**Entries:**
▶
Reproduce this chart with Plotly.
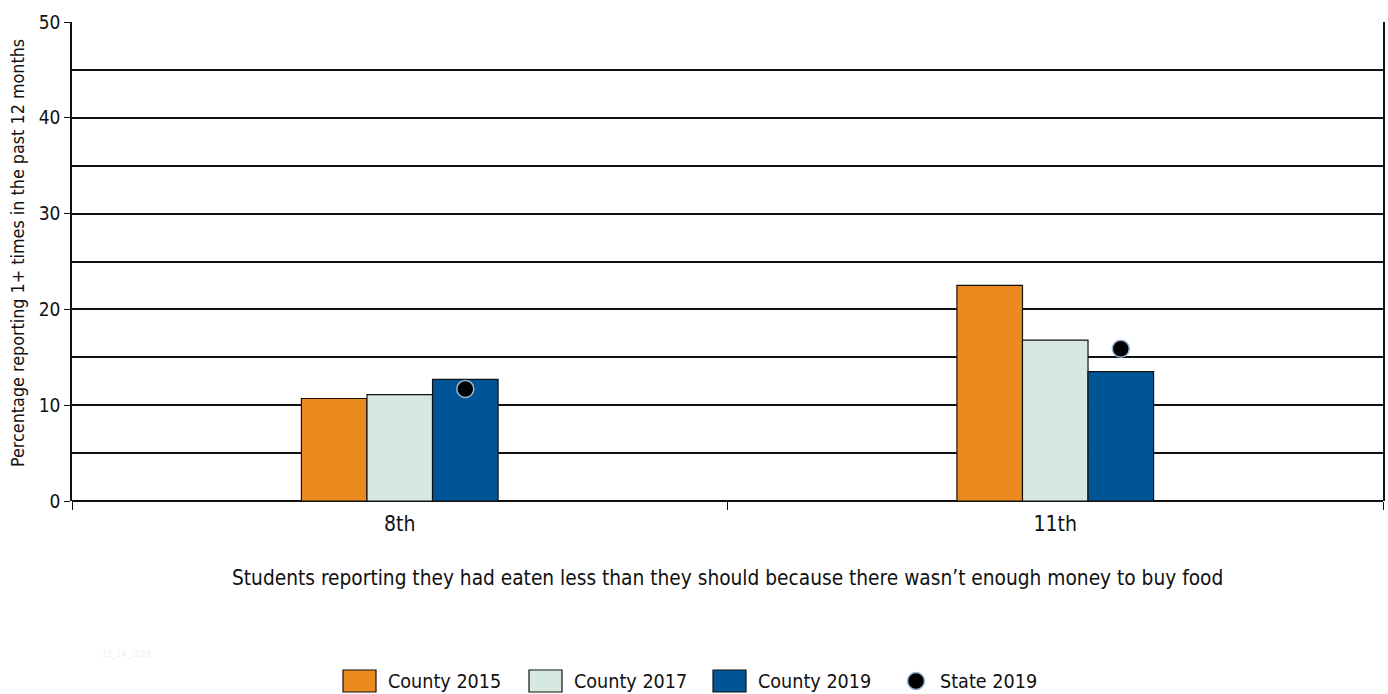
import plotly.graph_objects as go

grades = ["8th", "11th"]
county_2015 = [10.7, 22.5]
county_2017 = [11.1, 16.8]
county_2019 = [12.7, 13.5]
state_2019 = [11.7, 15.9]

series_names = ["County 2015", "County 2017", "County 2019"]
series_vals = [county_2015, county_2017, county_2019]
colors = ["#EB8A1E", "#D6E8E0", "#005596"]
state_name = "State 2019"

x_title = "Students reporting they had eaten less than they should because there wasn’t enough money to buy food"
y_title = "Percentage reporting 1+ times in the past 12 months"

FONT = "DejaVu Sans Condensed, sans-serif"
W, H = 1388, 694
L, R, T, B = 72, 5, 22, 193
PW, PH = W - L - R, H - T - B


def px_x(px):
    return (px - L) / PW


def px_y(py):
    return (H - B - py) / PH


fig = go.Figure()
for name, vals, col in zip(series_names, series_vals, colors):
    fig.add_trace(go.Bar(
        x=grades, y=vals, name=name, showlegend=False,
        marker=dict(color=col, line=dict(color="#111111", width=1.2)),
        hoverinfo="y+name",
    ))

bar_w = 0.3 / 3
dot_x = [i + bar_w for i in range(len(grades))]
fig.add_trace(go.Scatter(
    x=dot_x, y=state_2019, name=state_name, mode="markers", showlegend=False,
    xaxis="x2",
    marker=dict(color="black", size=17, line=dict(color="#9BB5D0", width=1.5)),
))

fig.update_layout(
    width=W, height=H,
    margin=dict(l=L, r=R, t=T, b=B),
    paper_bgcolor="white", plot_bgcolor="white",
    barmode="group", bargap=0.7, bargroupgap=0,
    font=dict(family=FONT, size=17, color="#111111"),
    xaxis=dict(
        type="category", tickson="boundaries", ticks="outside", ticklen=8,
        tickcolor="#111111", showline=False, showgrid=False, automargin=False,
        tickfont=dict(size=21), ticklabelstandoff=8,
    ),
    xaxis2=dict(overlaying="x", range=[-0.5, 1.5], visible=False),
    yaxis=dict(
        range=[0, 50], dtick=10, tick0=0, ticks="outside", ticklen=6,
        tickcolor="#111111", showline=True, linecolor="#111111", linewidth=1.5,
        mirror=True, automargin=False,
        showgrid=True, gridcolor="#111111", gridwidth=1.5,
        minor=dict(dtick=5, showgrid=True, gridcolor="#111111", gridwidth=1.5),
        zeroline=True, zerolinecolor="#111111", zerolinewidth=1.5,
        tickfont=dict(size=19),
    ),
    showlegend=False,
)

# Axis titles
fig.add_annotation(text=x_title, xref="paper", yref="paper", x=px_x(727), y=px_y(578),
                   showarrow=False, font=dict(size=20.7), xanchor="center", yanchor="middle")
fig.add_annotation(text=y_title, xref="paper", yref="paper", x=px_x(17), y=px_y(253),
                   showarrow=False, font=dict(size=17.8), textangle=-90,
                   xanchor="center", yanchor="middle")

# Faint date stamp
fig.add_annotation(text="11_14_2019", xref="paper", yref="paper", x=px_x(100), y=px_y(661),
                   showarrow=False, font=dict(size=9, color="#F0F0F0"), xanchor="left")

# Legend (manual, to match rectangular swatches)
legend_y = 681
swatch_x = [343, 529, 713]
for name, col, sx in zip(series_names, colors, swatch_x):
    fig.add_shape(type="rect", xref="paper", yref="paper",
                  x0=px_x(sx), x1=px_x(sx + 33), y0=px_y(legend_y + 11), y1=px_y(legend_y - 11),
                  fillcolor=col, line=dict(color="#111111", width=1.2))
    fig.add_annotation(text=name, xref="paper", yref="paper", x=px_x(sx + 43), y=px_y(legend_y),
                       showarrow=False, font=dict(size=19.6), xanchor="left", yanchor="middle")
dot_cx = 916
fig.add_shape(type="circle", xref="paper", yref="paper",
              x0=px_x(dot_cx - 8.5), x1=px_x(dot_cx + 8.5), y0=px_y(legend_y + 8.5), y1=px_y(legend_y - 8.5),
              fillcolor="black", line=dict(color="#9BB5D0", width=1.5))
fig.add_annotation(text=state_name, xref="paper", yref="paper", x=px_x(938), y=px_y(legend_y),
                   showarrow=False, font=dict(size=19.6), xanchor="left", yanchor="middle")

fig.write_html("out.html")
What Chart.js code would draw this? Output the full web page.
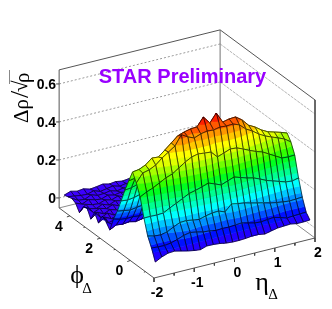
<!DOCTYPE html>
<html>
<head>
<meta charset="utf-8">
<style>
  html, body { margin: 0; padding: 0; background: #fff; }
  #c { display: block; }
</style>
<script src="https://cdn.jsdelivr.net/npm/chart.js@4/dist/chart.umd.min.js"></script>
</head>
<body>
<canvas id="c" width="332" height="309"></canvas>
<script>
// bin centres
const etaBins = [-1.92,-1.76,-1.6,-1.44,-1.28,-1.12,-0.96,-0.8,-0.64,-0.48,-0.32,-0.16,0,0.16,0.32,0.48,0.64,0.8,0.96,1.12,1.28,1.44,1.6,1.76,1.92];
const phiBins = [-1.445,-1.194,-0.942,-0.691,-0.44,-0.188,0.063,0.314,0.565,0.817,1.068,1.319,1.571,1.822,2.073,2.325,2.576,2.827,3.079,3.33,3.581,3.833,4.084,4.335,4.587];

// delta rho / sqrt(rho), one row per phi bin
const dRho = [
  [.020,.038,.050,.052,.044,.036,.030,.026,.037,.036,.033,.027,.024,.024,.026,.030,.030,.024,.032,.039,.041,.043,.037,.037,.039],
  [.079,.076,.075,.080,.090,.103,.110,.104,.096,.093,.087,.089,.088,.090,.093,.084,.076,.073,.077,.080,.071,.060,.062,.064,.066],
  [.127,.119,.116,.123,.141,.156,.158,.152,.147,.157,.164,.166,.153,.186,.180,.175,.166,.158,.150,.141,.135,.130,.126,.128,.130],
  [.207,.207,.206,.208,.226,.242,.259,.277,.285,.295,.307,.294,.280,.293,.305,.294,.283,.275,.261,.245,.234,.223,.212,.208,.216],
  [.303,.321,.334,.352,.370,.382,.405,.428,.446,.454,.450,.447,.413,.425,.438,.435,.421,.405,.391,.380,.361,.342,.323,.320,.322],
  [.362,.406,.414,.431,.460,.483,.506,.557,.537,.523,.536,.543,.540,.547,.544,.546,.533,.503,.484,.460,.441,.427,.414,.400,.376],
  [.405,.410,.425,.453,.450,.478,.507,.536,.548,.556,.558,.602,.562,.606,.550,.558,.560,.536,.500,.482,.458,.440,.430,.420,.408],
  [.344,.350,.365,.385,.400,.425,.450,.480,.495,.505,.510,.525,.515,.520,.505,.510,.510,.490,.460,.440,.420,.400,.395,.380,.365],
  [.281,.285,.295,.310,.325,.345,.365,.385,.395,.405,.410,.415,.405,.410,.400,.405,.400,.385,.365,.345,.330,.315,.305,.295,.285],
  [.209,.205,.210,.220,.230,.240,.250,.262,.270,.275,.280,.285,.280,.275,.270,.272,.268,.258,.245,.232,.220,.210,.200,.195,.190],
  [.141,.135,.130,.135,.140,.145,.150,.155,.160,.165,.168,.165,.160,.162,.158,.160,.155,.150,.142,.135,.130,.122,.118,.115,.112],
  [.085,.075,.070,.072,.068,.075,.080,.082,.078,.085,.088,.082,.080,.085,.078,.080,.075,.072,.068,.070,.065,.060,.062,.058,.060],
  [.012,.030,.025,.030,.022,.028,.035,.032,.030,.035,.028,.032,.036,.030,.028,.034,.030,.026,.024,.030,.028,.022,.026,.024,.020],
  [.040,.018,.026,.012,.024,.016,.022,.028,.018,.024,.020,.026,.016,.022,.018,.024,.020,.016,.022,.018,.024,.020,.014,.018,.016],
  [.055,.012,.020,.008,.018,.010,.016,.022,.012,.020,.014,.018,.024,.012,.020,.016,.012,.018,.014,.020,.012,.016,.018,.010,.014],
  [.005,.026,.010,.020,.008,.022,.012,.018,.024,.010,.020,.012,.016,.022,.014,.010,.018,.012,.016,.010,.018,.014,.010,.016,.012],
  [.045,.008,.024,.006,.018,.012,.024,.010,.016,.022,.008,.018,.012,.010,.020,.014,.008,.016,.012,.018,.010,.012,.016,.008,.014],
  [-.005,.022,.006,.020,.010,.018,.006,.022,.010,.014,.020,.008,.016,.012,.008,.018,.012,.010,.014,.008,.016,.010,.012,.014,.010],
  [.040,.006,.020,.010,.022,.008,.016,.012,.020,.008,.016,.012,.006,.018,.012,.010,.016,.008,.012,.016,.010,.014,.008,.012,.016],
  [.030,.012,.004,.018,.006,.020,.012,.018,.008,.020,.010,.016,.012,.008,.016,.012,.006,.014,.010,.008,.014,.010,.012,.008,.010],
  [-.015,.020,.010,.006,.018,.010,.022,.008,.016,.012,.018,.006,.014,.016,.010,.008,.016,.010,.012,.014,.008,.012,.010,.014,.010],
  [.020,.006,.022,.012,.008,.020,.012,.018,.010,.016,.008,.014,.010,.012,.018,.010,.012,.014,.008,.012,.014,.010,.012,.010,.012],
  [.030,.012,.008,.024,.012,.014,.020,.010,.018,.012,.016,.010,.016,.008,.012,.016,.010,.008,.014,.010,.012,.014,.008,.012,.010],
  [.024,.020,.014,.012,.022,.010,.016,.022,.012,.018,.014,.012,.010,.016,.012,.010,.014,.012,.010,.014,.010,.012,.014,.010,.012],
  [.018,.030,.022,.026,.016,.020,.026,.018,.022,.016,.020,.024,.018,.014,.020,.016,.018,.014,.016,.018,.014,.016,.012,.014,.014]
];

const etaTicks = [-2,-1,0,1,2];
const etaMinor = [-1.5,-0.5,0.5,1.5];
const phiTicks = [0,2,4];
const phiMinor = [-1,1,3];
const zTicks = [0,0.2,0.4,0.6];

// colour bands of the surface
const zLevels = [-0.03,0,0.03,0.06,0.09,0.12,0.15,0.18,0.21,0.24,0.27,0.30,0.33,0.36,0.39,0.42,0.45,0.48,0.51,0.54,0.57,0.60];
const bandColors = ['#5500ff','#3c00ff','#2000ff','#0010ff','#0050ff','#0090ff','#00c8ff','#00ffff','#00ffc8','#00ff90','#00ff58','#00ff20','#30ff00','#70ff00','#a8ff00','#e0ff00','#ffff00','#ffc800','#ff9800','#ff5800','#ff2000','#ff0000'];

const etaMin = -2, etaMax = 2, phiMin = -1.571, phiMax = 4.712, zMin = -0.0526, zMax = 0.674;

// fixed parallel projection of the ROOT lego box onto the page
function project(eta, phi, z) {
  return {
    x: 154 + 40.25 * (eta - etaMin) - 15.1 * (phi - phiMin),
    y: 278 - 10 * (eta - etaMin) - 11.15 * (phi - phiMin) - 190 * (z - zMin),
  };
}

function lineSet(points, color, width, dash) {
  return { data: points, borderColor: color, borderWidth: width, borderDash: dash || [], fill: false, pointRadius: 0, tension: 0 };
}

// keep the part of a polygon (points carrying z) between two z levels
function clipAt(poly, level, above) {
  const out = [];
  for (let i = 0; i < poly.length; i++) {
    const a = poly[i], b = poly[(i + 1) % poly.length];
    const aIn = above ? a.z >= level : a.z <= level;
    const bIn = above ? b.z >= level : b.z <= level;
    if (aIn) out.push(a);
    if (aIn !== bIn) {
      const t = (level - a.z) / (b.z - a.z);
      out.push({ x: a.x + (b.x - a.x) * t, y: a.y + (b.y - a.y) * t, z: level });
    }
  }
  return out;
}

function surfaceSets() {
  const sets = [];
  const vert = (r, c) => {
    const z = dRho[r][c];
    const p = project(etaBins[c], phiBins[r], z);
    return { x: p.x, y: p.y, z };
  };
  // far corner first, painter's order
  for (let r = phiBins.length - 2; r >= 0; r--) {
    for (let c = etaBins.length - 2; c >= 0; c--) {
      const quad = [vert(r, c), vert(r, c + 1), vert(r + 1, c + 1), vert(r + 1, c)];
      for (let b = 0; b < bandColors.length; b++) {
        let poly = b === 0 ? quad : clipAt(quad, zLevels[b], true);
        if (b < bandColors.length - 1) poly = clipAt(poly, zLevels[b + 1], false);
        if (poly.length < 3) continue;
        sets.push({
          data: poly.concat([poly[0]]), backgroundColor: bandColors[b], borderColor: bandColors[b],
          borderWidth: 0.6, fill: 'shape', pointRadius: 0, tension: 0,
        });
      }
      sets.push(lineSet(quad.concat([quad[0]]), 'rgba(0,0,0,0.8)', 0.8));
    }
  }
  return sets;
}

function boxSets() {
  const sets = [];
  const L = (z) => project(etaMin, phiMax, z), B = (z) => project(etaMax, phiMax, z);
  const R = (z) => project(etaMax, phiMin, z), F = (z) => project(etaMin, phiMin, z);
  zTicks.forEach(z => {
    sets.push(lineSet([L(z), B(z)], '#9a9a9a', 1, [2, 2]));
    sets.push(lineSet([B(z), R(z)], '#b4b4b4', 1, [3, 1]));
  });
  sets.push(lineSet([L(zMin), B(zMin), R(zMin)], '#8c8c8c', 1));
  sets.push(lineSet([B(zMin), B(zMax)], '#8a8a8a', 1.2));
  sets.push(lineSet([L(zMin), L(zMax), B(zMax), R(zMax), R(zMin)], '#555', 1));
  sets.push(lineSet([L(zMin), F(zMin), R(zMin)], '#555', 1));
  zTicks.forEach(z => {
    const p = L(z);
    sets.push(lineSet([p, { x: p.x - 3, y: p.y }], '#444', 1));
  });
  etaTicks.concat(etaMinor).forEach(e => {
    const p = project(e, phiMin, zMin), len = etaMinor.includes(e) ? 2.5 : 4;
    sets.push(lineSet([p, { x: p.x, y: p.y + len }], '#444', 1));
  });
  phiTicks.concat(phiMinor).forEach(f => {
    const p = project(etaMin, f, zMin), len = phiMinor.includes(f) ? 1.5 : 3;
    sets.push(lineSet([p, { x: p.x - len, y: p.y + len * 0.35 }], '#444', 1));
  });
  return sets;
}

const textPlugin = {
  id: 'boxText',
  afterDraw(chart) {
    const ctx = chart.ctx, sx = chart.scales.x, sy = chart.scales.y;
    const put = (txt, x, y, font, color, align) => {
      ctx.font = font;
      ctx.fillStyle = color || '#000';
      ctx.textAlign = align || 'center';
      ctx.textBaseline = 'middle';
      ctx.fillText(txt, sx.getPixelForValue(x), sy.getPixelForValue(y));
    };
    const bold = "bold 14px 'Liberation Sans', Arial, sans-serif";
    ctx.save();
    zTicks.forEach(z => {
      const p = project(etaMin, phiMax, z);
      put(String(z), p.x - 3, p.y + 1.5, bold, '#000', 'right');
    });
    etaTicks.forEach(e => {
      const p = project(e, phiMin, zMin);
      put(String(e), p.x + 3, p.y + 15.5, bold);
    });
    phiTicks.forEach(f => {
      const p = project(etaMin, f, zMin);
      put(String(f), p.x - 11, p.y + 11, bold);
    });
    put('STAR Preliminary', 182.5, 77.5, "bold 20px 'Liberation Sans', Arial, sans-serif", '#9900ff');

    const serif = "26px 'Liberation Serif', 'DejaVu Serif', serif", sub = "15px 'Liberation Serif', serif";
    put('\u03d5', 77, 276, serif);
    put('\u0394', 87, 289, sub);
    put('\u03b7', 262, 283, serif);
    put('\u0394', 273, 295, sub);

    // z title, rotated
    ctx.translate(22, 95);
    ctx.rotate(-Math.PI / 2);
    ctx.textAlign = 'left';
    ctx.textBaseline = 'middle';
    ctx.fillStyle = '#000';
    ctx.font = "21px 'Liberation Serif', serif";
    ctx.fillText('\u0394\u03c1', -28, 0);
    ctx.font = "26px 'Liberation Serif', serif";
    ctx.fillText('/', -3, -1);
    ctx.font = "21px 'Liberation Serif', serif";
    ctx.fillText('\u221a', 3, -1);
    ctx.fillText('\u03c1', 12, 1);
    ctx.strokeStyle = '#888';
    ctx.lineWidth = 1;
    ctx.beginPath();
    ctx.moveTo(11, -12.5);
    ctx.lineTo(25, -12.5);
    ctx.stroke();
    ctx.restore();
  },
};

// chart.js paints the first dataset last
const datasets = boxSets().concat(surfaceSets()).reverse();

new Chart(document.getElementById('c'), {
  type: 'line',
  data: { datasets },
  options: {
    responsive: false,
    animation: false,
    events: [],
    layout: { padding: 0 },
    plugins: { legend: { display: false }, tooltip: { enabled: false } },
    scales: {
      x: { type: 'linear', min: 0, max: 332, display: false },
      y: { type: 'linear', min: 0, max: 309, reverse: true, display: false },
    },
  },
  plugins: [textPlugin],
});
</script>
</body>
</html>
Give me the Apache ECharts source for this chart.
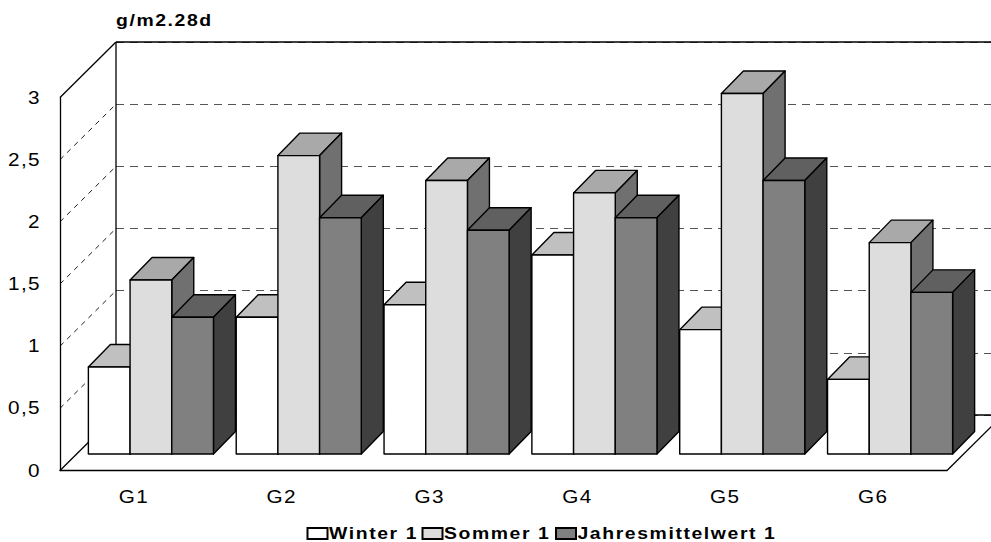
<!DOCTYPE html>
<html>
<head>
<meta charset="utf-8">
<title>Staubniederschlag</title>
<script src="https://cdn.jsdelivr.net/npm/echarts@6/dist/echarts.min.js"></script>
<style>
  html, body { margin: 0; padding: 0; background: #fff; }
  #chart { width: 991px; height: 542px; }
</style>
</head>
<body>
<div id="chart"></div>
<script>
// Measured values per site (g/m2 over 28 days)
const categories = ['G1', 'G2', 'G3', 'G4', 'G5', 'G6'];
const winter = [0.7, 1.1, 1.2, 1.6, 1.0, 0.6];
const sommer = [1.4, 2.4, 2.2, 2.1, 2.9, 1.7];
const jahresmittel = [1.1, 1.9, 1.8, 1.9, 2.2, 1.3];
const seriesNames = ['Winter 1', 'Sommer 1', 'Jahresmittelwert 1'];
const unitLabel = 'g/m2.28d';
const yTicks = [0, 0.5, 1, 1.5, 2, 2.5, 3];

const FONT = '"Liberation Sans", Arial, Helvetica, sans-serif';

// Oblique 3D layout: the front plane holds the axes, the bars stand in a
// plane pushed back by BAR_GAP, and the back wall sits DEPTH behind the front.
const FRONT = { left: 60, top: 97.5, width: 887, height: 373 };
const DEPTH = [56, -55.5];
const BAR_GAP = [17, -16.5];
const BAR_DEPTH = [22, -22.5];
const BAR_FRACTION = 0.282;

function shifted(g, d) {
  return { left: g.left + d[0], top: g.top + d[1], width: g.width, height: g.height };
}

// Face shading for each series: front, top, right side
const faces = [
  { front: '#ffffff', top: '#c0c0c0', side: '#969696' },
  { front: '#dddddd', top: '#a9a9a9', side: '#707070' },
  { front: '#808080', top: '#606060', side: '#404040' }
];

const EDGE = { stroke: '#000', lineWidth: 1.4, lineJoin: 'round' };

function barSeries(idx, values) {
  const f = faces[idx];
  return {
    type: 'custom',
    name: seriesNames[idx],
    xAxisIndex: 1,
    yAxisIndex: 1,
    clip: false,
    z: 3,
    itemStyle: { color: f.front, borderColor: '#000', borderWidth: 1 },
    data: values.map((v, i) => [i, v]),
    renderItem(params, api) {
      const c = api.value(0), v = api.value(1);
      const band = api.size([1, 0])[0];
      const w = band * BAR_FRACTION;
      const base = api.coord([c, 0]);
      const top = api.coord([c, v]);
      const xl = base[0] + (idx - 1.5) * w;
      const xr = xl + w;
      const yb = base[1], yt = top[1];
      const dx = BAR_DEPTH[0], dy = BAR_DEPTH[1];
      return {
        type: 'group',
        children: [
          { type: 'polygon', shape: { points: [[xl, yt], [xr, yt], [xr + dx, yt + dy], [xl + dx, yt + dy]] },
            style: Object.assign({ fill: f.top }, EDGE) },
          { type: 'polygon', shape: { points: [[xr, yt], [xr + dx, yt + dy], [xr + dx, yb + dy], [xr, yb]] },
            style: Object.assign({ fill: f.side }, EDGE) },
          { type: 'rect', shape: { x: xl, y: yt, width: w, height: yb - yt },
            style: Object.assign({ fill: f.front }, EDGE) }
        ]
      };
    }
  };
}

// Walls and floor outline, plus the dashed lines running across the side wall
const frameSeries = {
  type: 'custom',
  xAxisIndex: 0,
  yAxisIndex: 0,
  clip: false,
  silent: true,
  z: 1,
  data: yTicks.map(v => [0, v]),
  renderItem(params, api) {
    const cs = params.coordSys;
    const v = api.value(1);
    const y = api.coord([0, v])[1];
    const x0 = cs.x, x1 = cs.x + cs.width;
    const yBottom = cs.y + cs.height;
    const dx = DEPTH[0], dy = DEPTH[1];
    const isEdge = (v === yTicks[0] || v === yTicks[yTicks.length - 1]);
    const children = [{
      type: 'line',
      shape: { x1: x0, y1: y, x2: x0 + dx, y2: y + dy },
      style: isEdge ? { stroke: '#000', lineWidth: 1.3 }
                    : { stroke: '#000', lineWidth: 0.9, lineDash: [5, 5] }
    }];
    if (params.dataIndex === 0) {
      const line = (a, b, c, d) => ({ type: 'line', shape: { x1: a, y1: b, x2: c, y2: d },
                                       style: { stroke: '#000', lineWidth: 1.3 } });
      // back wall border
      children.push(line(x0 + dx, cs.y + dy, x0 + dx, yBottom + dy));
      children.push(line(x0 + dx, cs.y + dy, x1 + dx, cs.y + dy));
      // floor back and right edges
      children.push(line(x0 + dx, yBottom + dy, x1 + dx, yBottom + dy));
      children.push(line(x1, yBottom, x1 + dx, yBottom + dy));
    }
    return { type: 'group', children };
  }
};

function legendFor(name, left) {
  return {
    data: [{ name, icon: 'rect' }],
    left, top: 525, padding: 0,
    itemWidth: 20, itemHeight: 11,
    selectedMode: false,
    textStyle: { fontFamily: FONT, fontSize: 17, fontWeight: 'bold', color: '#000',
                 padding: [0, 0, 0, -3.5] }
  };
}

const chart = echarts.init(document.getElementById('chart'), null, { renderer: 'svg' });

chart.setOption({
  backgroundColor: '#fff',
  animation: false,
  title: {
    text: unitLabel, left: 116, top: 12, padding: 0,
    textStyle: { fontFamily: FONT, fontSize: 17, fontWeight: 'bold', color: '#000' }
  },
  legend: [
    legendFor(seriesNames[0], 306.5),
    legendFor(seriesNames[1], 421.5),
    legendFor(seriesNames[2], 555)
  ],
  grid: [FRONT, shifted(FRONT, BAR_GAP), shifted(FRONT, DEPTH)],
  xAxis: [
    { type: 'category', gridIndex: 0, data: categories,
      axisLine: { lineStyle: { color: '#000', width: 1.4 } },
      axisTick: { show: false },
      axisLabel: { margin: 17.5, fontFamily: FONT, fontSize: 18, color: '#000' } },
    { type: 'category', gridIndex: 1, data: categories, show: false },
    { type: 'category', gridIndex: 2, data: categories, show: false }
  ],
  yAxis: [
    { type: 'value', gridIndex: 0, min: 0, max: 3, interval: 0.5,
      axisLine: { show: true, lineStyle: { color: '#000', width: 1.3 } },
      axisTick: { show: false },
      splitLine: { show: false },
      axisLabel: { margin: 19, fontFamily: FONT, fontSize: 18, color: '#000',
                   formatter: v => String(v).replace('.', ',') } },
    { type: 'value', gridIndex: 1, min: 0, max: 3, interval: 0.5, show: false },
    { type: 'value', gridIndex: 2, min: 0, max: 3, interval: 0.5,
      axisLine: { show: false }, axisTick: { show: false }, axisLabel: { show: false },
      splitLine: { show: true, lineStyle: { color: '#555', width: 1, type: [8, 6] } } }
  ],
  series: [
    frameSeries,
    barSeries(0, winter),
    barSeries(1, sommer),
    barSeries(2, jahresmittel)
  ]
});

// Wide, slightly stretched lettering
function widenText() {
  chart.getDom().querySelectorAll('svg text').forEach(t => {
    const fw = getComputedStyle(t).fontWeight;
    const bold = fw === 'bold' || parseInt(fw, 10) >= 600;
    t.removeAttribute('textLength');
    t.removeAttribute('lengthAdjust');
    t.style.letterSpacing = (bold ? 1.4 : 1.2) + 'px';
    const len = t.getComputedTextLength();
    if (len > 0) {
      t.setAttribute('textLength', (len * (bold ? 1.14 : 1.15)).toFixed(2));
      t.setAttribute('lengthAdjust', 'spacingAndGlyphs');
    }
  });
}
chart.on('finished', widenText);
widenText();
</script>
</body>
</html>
◀
**Given instruction:** Restate the lines of the records exactly, starting at the first and stopping after the line with "state_2019 = [11.7, 15.9]". Leave out any picture.

**Solution to the problem:**
Reproduce this chart with Plotly.
import plotly.graph_objects as go

grades = ["8th", "11th"]
county_2015 = [10.7, 22.5]
county_2017 = [11.1, 16.8]
county_2019 = [12.7, 13.5]
state_2019 = [11.7, 15.9]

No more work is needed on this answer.